US President Donald Trump has vowed to fight a federal court ruling halting his revised temporary ban of refugees and nationals from six Muslim-majority countries, describing the decision as "judicial overreach".
Trump on Wednesday said he will go to the Supreme Court to overturn the ruling by Honolulu federal court's Judge Derrick Watson, Efe news reported.
"We're going to fight this terrible ruling. We're going to take this as far as we need to, right up to the Supreme Court," Trump said at a rally in Nashville, Tennessee.
The court order came hours before the new travel ban was scheduled to be enforced on Thursday.
Hawaii, Maryland and Washington states have raised their opposition to the new executive order signed by Trump on March 6.
Hawaii said that the order discriminates on the basis of nationality and would make it impossible for state residents to be visited by relatives from the six Muslim-majority countries included in the ban.
The state also argued that the travel ban would hurt the state's big tourism industry, as well as the ability to attract foreign students and recruit foreign workers.
The new immigration ban would suspend for 120 days the US refugee acceptance program and bar for 90 days US entry to citizens from Iran, Somalia, Sudan, Syria, Yemen and Libya, taking the stance that they present a terrorism risk.

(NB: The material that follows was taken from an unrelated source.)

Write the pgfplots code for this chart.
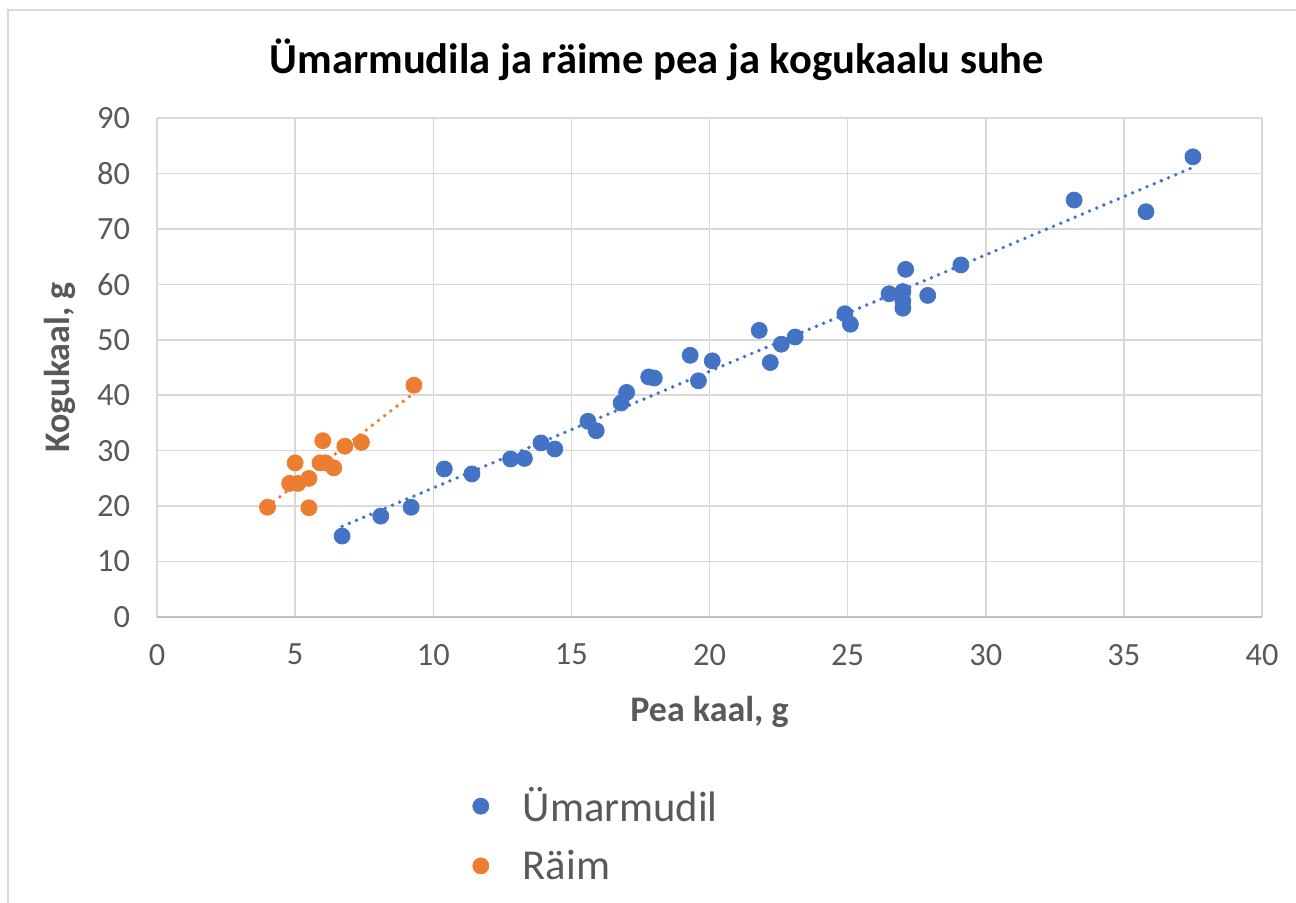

In contrast to Trump's first executive order signed on January 27 but later blocked in federal court, the new measure would exempt citizens of Iraq and those enjoying permanent US residence.
It also would eliminate the ongoing prohibition on entry for Syrian refugees and the exemption of Syrian Christians from the ban.
The executive order signed by the President also reduces from 110,000 to 50,000 the number of refugees the US would take in during 2017.
Hawaii filed the first lawsuit against the new immigration ban, and attorneys for the island state, the government of which is controlled by the Democrats.
It presented the suit in a Honolulu federal court asking for a temporary suspension of the measure Trump signed on March 6, although it was not scheduled to go into effect until March 16.
"Hawaii is special in that it has always been non-discriminatory in both its history and constitution," Hawaii Attorney General Douglas Chin said.
"Twenty per cent of the people are foreign-born, 100,000 are non-citizens and 20 per cent of the labour force is foreign-born."